Em Processo de Conscerto do Desejo, a intenção não será provocar desmaios, mas a vontade de se sujar com misturas contínuas. “Eu me pinto com tinta amarela. Para iluminar, lançar um pouco de luz em tudo isso.” Assim foi na lama de Woyzeck, montado em 1990, pela recém-formada Cibele Forjaz e com dramaturgia de Araújo, nos tempos da Escola de Arte Dramática. “Tem a ver com as nossas origens, com o que somos”, conta o ator.
A projeção de O Livro de Jó o levou a contracenar com Fernanda Montenegro, Fernanda Torres e Celso Frateschi em Da Gaivota, em 1998, mesmo ano do sucesso cinematográfico de Central do Brasil. Dois anos depois, Nachtergaele ainda dividiu o palco com Paulo José, em A Controvérsia. “Aos poucos, fui imprimindo um estilo no meu trabalho. Tanto no teatro, como em outros projetos, sempre fui chamado para personagens com os quais eu me identificava, de alguma forma.” Em 2012, sua última passagem pelos palcos significou também um retorno. A lama de George Büchner estava lá, agora em Woyzeck, O Brasileiro, personagem convertido de soldado a operário de uma olaria na dramaturgia de Fernando Bonassi.
Mas nada disso se assemelha “ao melhor texto que ele já leu”, ele ri, em referência à poesia de sua mãe. “Apesar de toda a afetividade que tenho pelos escritos, eles também retratam uma jovem moderna para aquela época, com pensamentos protofeministas e visão política do que é ser mulher”, conta. “E uma boa dose de tristeza, como todo grande poeta”, acrescenta. “Tem poemas de amor, de desilusão amorosa, alguns que parecem haicais.”

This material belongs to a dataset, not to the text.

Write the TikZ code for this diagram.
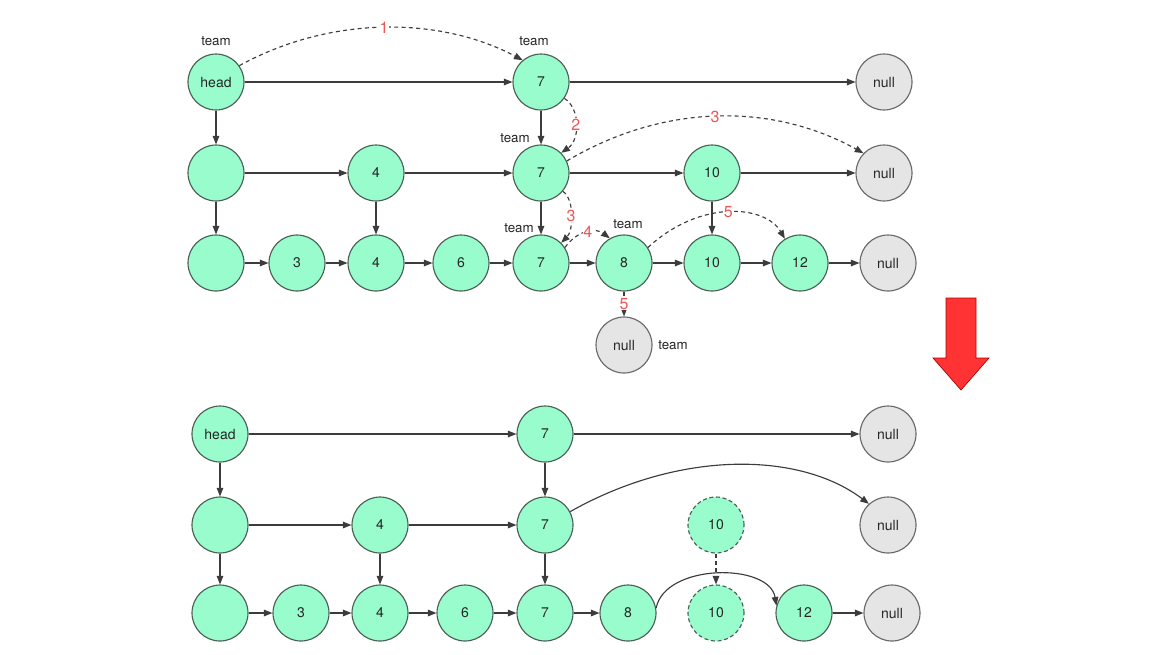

Para acompanhar os versos, o ator também inclui canções de músicos e compositores que sua mãe apreciava, além de algumas que eram executadas pelo seu pai, como Paulinho da Viola, Zé Kéti e Bach. “No início da Traditional Jazz Band, em 1964, papai tocava banjo. Ele foi um dos fundadores do grupo, mas, com a morte de mamãe, foi se desiludindo até sair da formação.”
A paixão por música pegou Nachtergaele por outro lado. Ele conta que até se esforçou nas aulas de violão, sem sucesso. “Lá em casa, eu era o cantor oficial de papai”, defende. A montagem está há quase um ano na estrada e seu pai ainda não assistiu. A surpresa é que ele confirmou presença na temporada em São Paulo. Nachtergaele conta que espera o momento desde a concepção do projeto. “Acredito que ele vai se emocionar bastante. Muitos textos parecem ter sido destinados a ele. Talvez para o amor que ela estivesse vivendo com ele. Segundo me diziam, eles se amavam muito.”
Durante muitos anos, seu pai sentava com a viola e anunciava ao filho: “Sua mãe gostava dessa música”. “Era como um segredo, só nosso”, Nachtergaele diz. Não será mais. As informações são do jornal O Estado de S. Paulo.